HCCF serves ‘one person at a time’
The Harrison County Community Foundation is celebrating its 10th year of serving and giving in Harrison County, so many of its fund-holders and grant recipients are telling their story. These articles explain how the Foundation’s funding impacts many lives in Harrison County.
Harrison County Community Foundation ‘ providing hope, opportunity and dreams fulfilled ‘ one person at a time:
The YMCA of Harrison County has received a tremendous amount of money and support from the Harrison County Community Foundation. In fact, if it weren’t for the generosity and leadership of the Foundation, there might not be a YMCA.
When I try to imagine Harrison County without a YMCA, these are some of the faces that I see:
Bobby, from Palmyra, who has Alzheimer’s, brought on in his 50s as a result of post-traumatic stress. He served two tours of duty in Vietnam, and is proud to be a U.S. Marine. Bobby rides the Blue River Services bus to the YMCA five days a week. He swims, works out in the fitness center, sees friends and defies his illness.

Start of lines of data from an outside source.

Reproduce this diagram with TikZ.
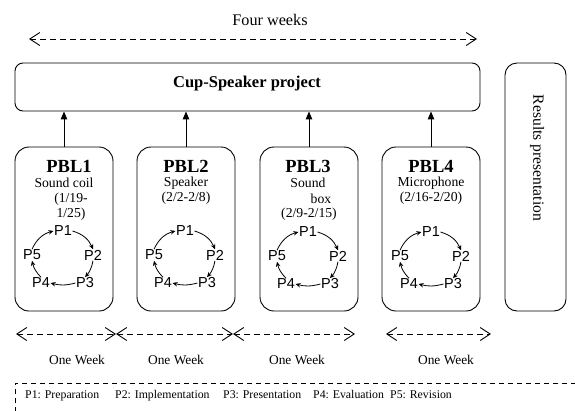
\documentclass[tikz,border=0pt]{standalone}
\usepackage{fontspec}
\setmainfont{Liberation Serif}
\newfontfamily\arialfont{Liberation Sans}
\usetikzlibrary{arrows.meta}
\tikzset{
  frame/.style={draw, line width=0.9pt, inner sep=0pt},
  pblbox/.style={frame, rounded corners=14pt, minimum width=98pt, minimum height=164pt},
  txt/.style={inner sep=0pt, font=\fontsize{13.7}{15}\selectfont},
  ttl/.style={inner sep=0pt, font=\fontsize{18.5}{20}\selectfont\bfseries},
  plab/.style={inner sep=0.5pt, font=\fontsize{14.5}{16}\selectfont\arialfont},
  carr/.style={line width=0.8pt, -{Stealth[length=5pt,width=4.5pt]}},
  uparr/.style={line width=1pt, -{Triangle[length=8pt,width=6.5pt]}},
  dasharr/.style={line width=0.8pt, dash pattern=on 6pt off 4pt,
     {Straight Barb[length=10pt,width=13pt,line width=0.9pt]}-{Straight Barb[length=10pt,width=13pt,line width=0.9pt]}},
  leg/.style={inner sep=0pt, anchor=base west, font=\fontsize{11.8}{13}\selectfont},
}
\newcommand\pcycle[3]{%
  \node[plab] (#3a) at (#1,{#2-27}) {P1};
  \node[plab] (#3b) at ({#1+30},{#2-3}) {P2};
  \node[plab] (#3c) at ({#1+22},{#2+25}) {P3};
  \node[plab] (#3d) at ({#1-22},{#2+25}) {P4};
  \node[plab] (#3e) at ({#1-31},{#2-3}) {P5};
  \draw[carr] (#3a.east) to[bend left=25] (#3b.north);
  \draw[carr] (#3b.south) to[bend left=15] (#3c.north);
  \draw[carr] (#3c.west) to[bend left=15] (#3d.east);
  \draw[carr] (#3d.north) to[bend left=15] (#3e.south);
  \draw[carr] (#3e.north) to[bend left=25] (#3a.west);
}
\begin{document}
\begin{tikzpicture}[x=1pt,y=-1pt]
\useasboundingbox (0,0) rectangle (575,410);
\clip (0,0) rectangle (575,410);

% four weeks
\node[inner sep=0pt, font=\fontsize{16.2}{18}\selectfont] (fw) at (270,20) {Four weeks};
\coordinate (fwl) at (29,39);
\coordinate (fwr) at (477,39);
\draw[dasharr] (fwl) -- (fwr);

% top project box
\node[frame, rounded corners=8pt, minimum width=465pt, minimum height=48pt] (top) at (247.5,87) {};
\node[inner sep=0pt, font=\fontsize{16.5}{18}\selectfont\bfseries] (toplab) at (247,84) {Cup-Speaker project};

% results box
\node[frame, rounded corners=12pt, minimum width=61pt, minimum height=248pt] (res) at (535.5,187) {};
\node[inner sep=0pt, rotate=-90, font=\fontsize{15.6}{18}\selectfont] (reslab) at (537,158) {Results presentation};

% PBL boxes
\node[pblbox] (b1) at (64,229) {};
\node[pblbox] (b2) at (186,229) {};
\node[pblbox] (b3) at (309,229) {};
\node[pblbox] (b4) at (431,229) {};

\draw[uparr] (b1.north) -- (b1.north |- top.south);
\draw[uparr] (b2.north) -- (b2.north |- top.south);
\draw[uparr] (b3.north) -- (b3.north |- top.south);
\draw[uparr] (b4.north) -- (b4.north |- top.south);

% PBL texts
\node[ttl] (t1) at (69,166) {PBL1};
\node[txt] (t1a) at (64,183) {Sound coil};
\node[txt] (t1b) at (71,199) {(1/19-};
\node[txt] (t1c) at (71,214) {1/25)};

\node[ttl] (t2) at (186,166) {PBL2};
\node[txt] (t2a) at (186,183) {Speaker};
\node[txt] (t2b) at (186,198) {(2/2-2/8)};

\node[ttl] (t3) at (308,166) {PBL3};
\node[txt] (t3a) at (308,183) {Sound};
\node[txt] (t3b) at (321,199) {box};
\node[txt] (t3c) at (309,214) {(2/9-2/15)};

\node[ttl] (t4) at (431,166) {PBL4};
\node[txt] (t4a) at (431,183) {Microphone};
\node[txt] (t4b) at (431,198) {(2/16-2/20)};

% cycles
\pcycle{63}{258}{ca}
\pcycle{185}{258}{cb}
\pcycle{308}{259}{cc}
\pcycle{431}{259}{cd}

% week arrows
\coordinate (w0) at (16,334);
\coordinate (w1) at (116,334);
\coordinate (w2) at (233,334);
\coordinate (w3) at (355,334);
\coordinate (w4) at (386,334);
\coordinate (w5) at (491,334);
\draw[dasharr] (w0) -- (w1);
\draw[dasharr] (w1) -- (w2);
\draw[dasharr] (w2) -- (w3);
\draw[dasharr] (w4) -- (w5);
\node[txt, font=\fontsize{13.4}{15}\selectfont] (ow1) at (77,360) {One Week};
\node[txt, font=\fontsize{13.4}{15}\selectfont] (ow2) at (176,360) {One Week};
\node[txt, font=\fontsize{13.4}{15}\selectfont] (ow3) at (297,360) {One Week};
\node[txt, font=\fontsize{13.4}{15}\selectfont] (ow4) at (446,360) {One Week};

% legend
\draw[line width=0.7pt, dash pattern=on 5pt off 4pt] (15,430) -- (15,383) -- (600,383);
\node[leg] (l1) at (25,398) {P1: Preparation};
\node[leg] (l2) at (115,398) {P2: Implementation};
\node[leg] (l3) at (223,398) {P3: Presentation};
\node[leg] (l4) at (313,398) {P4: Evaluation};
\node[leg] (l5) at (390,398) {P5: Revision};
\end{tikzpicture}
\end{document}
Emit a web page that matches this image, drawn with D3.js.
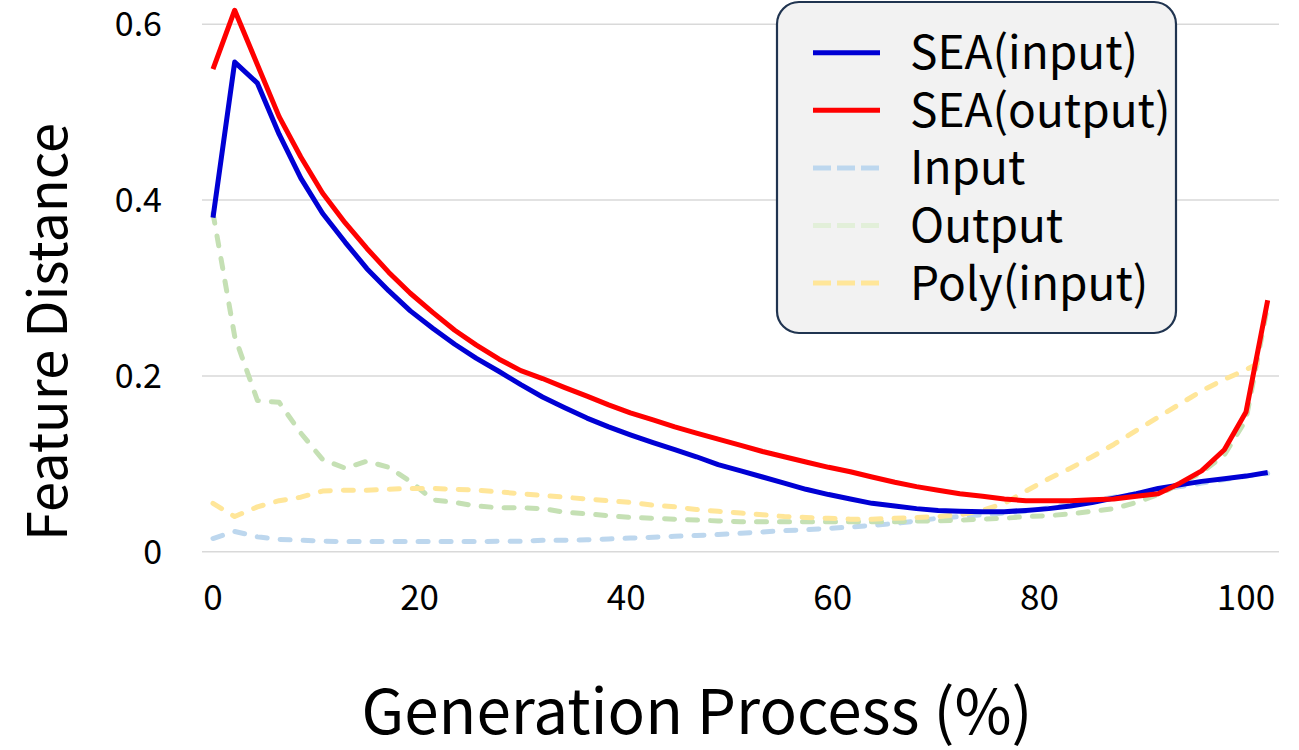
<!DOCTYPE html>
<html>
<head>
<meta charset="utf-8">
<script src="https://cdn.jsdelivr.net/npm/d3@7"></script>
<style>
  body { margin: 0; background: #fff; }
  text { font-family: "Noto Sans CJK KR", "Noto Sans", sans-serif; fill: #000; }
</style>
</head>
<body>
<div id="chart"></div>
<script>
// generation progress (%) for each sampled step
var steps = [0, 2.1, 4.3, 6.4, 8.5, 10.6, 12.8, 14.9, 17.0, 19.1, 21.3, 23.4, 25.5,
  27.7, 29.8, 31.9, 34.0, 36.2, 38.3, 40.4, 42.6, 44.7, 46.8, 48.9, 51.1, 53.2,
  55.3, 57.4, 59.6, 61.7, 63.8, 66.0, 68.1, 70.2, 72.3, 74.5, 76.6, 78.7, 80.9,
  83.0, 85.1, 87.2, 89.4, 91.5, 93.6, 95.7, 97.9, 100.0, 102.1];

var sea_input = [0.380, 0.557, 0.533, 0.475, 0.425, 0.385, 0.352, 0.322, 0.297,
  0.274, 0.254, 0.236, 0.220, 0.205, 0.190, 0.176, 0.164, 0.152, 0.142, 0.133,
  0.124, 0.116, 0.108, 0.099, 0.092, 0.085, 0.078, 0.071, 0.065, 0.060, 0.055,
  0.052, 0.049, 0.047, 0.046, 0.0455, 0.0455, 0.047, 0.049, 0.052, 0.056, 0.061,
  0.066, 0.072, 0.076, 0.080, 0.083, 0.086, 0.090];

var sea_output = [0.549, 0.616, 0.554, 0.495, 0.449, 0.408, 0.374, 0.345, 0.318,
  0.294, 0.272, 0.252, 0.235, 0.219, 0.206, 0.197, 0.187, 0.177, 0.167, 0.158,
  0.150, 0.142, 0.135, 0.128, 0.121, 0.114, 0.108, 0.102, 0.096, 0.091, 0.085,
  0.079, 0.074, 0.070, 0.066, 0.063, 0.060, 0.058, 0.058, 0.058, 0.059, 0.060,
  0.063, 0.066, 0.078, 0.092, 0.116, 0.159, 0.286];

var input_dist = [0.015, 0.023, 0.017, 0.014, 0.013, 0.012, 0.0115, 0.0115, 0.0115,
  0.0115, 0.0115, 0.0115, 0.0115, 0.012, 0.012, 0.013, 0.013, 0.0135, 0.0145,
  0.0155, 0.0165, 0.0175, 0.0185, 0.0195, 0.021, 0.0225, 0.024, 0.025, 0.0265,
  0.028, 0.030, 0.032, 0.035, 0.038, 0.040, 0.042, 0.044, 0.046, 0.050, 0.054,
  0.058, 0.062, 0.066, 0.070, 0.074, 0.078, 0.082, 0.086, 0.089];

var output_dist = [0.385, 0.245, 0.172, 0.170, 0.135, 0.105, 0.095, 0.103, 0.096,
  0.080, 0.059, 0.056, 0.052, 0.050, 0.050, 0.049, 0.045, 0.043, 0.041, 0.039,
  0.038, 0.037, 0.036, 0.035, 0.034, 0.034, 0.034, 0.034, 0.034, 0.034, 0.034,
  0.034, 0.035, 0.035, 0.036, 0.037, 0.038, 0.040, 0.041, 0.043, 0.046, 0.049,
  0.056, 0.065, 0.077, 0.090, 0.110, 0.150, 0.280];

var poly_input = [0.055, 0.040, 0.051, 0.058, 0.062, 0.069, 0.070, 0.070, 0.071,
  0.072, 0.072, 0.071, 0.070, 0.068, 0.066, 0.064, 0.062, 0.060, 0.058, 0.056,
  0.053, 0.051, 0.048, 0.046, 0.044, 0.042, 0.040, 0.039, 0.038, 0.037, 0.037,
  0.038, 0.039, 0.040, 0.042, 0.047, 0.055, 0.069, 0.083, 0.095, 0.108, 0.122,
  0.138, 0.153, 0.168, 0.183, 0.196, 0.207, 0.220];

var series_names = ["SEA(input)", "SEA(output)", "Input", "Output", "Poly(input)"];
var series_colors = ["#0000d4", "#ff0000", "#bdd7ee", "#c5e0b4", "#ffe699"];
var legend_colors = ["#0000d4", "#ff0000", "#bdd7ee", "#e2efd9", "#ffe699"];
var series_dashed = [false, false, true, true, true];

var x_ticks = [0, 20, 40, 60, 80, 100];
var y_ticks = [0, 0.2, 0.4, 0.6];
var y_tick_str = ["0", "0.2", "0.4", "0.6"];

var width = 1299;
var height = 750;

var svg = d3
  .select("#chart")
  .append("svg")
  .attr("width", width)
  .attr("height", height);

var x = d3.scaleLinear().domain([0, 100]).range([213, 1246]);
var y = d3.scaleLinear().domain([0, 0.6]).range([551.7, 24.3]);

// horizontal grid lines
svg
  .append("g")
  .selectAll("line")
  .data(y_ticks)
  .enter()
  .append("line")
  .attr("x1", 202)
  .attr("x2", 1279)
  .attr("y1", (d) => y(d))
  .attr("y2", (d) => y(d))
  .attr("stroke", "#d9d9d9")
  .attr("stroke-width", 1.5);

// y tick labels
svg
  .append("g")
  .selectAll("text")
  .data(y_ticks)
  .enter()
  .append("text")
  .attr("x", 162)
  .attr("y", (d) => y(d))
  .attr("dy", "0.35em")
  .attr("text-anchor", "end")
  .style("font-size", "34px")
  .text((d, i) => y_tick_str[i]);

// x tick labels
svg
  .append("g")
  .selectAll("text")
  .data(x_ticks)
  .enter()
  .append("text")
  .attr("x", (d) => x(d))
  .attr("y", 598)
  .attr("dy", "0.35em")
  .attr("text-anchor", "middle")
  .style("font-size", "35px")
  .text((d) => d);

// axis titles
svg
  .append("text")
  .attr("x", 697)
  .attr("y", 734)
  .attr("text-anchor", "middle")
  .style("font-size", "62px")
  .text("Generation Process (%)");

svg
  .append("text")
  .attr("transform", "translate(48,332) rotate(-90)")
  .attr("dy", "0.35em")
  .attr("text-anchor", "middle")
  .style("font-size", "54px")
  .text("Feature Distance");

// lines: dashed ones first, solid on top
var all_values = [sea_input, sea_output, input_dist, output_dist, poly_input];
var line = d3
  .line()
  .x((d, i) => x(steps[i]))
  .y((d) => y(d));

var draw_order = [2, 3, 4, 0, 1];
for (var k in draw_order) {
  var s = draw_order[k];
  svg
    .append("path")
    .datum(all_values[s])
    .attr("fill", "none")
    .attr("stroke", series_colors[s])
    .attr("stroke-width", 5)
    .attr("stroke-dasharray", series_dashed[s] ? "10,13" : null)
    .attr("stroke-linecap", series_dashed[s] ? "round" : "butt")
    .attr("stroke-linejoin", "round")
    .attr("d", line);
}

// legend box
var legend = svg.append("g");
legend
  .append("rect")
  .attr("x", 777)
  .attr("y", 2)
  .attr("width", 399)
  .attr("height", 331)
  .attr("rx", 22)
  .attr("fill", "#f2f2f2")
  .attr("stroke", "#203450")
  .attr("stroke-width", 2.2);

for (var i in series_names) {
  var ly = 52.7 + i * 57.6;
  legend
    .append("line")
    .attr("x1", 813)
    .attr("x2", 880)
    .attr("y1", ly)
    .attr("y2", ly)
    .attr("stroke", legend_colors[i])
    .attr("stroke-width", 5)
    .attr("stroke-dasharray", series_dashed[i] ? "18,6" : null);
  legend
    .append("text")
    .attr("x", 910)
    .attr("y", ly)
    .attr("dy", "0.36em")
    .style("font-size", "46px")
    .text(series_names[i]);
}
</script>
</body>
</html>
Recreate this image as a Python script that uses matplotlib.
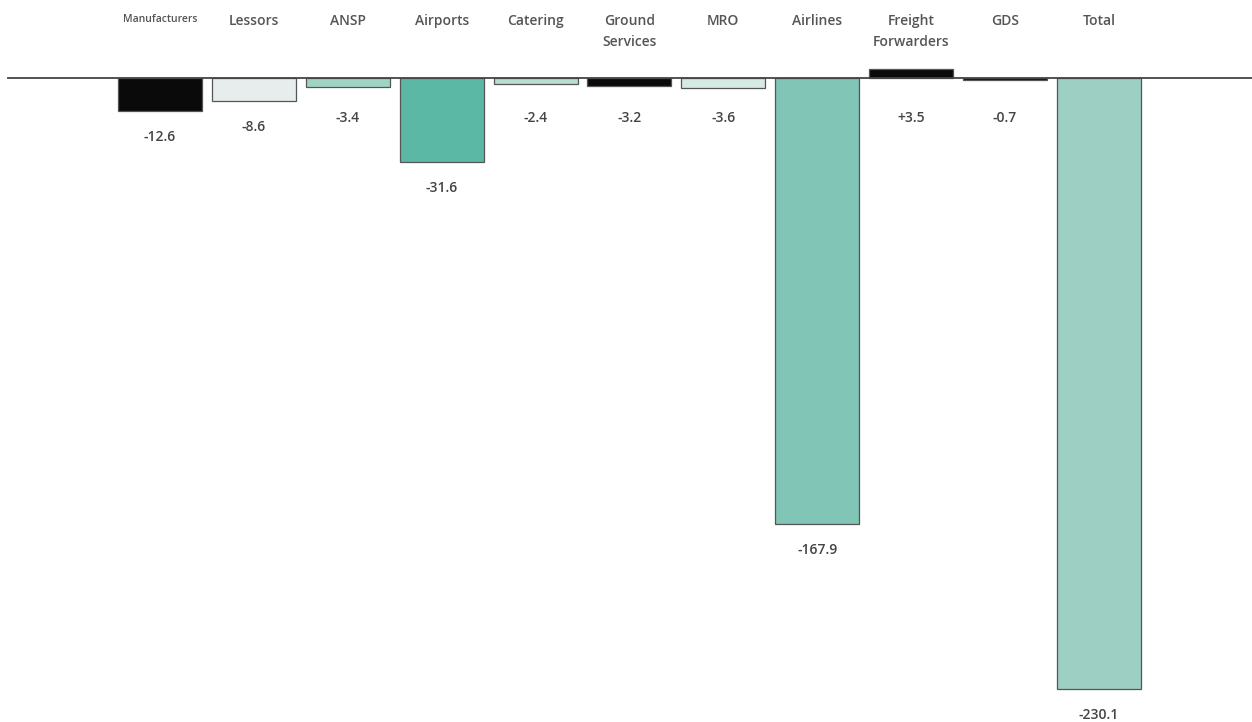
import numpy as np
import matplotlib.pyplot as plt

plt.rcParams['font.family'] = ['Open Sans', 'DejaVu Sans']

categories = ['Manufacturers', 'Lessors', 'ANSP', 'Airports', 'Catering',
              'Ground\nServices', 'MRO', 'Airlines', 'Freight\nForwarders', 'GDS', 'Total']
values = [-12.6, -8.6, -3.4, -31.6, -2.4, -3.2, -3.6, -167.9, 3.5, -0.7, -230.1]
value_labels = ['-12.6', '-8.6', '-3.4', '-31.6', '-2.4', '-3.2', '-3.6',
                '-167.9', '+3.5', '-0.7', '-230.1']
colors = ['#0a0a0a', '#e6edec', '#9fd3c3', '#5bb8a5', '#b8dccf', '#0a0a0a',
          '#d6e9e3', '#80c5b5', '#0a0a0a', '#0a0a0a', '#9dcfc3']

fig = plt.figure(figsize=(12.52, 7.22), dpi=100)
ax = fig.add_axes([0, 0, 1, 1])

px = 2.655  # pixels per unit
x = np.arange(len(values))
ax.bar(x, values, width=0.895, color=colors, edgecolor='#555555', linewidth=0.9, zorder=2)

ax.set_xlim(-1.704, 11.63)
ax.set_ylim(-(722 - 78) / px, 78 / px)
ax.axhline(0, xmin=8 / 1252, xmax=1, color='#444444', lw=1.3, zorder=3)

for i, (v, lab) in enumerate(zip(values, value_labels)):
    ly = min(v - 9.8, -15)
    ax.text(i, ly, lab, ha='center', va='center', fontsize=10, color='#444444',
            fontweight='semibold')

for i, c in enumerate(categories):
    fs = 7.5 if c == 'Manufacturers' else 10
    ax.text(i, (78 - 14) / px, c, ha='center', va='top', fontsize=fs, color='#555555',
            linespacing=1.6, fontweight='semibold')

ax.axis('off')
fig.savefig('out.png', dpi=100)
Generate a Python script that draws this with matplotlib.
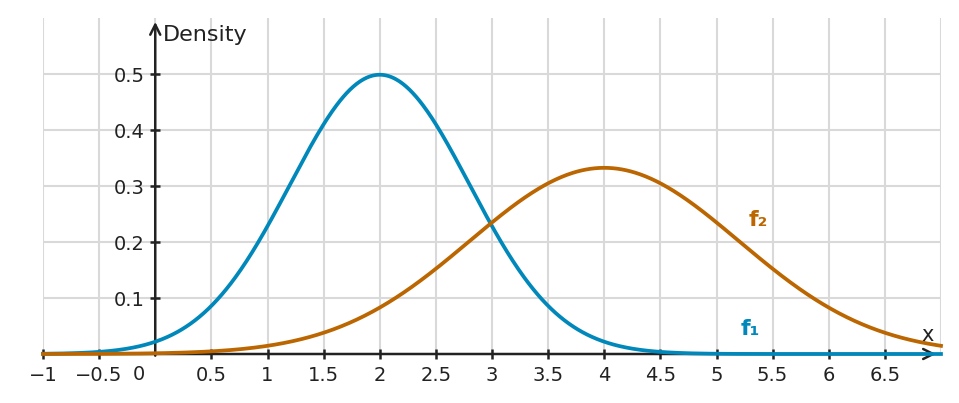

Pam, from Central, who came to the YMCA because her doctor told her she needed to lose some weight. Perhaps her doctor also knew that she was afraid to leave her home. She came reluctantly, but regularly. Eventually she grew confident enough to make new friends at the YMCA, and to successfully interview for a job that she had wanted for a long time.
Joe, from New Amsterdam, couldn’t climb the stairs when he joined the YMCA. He took the warm-water arthritis aerobics class and gradually grew strong enough to increase his workout to include the equipment in the fitness center. Earlier this year, he won a silver medal in cycling at the Senior Olympics in Kentucky.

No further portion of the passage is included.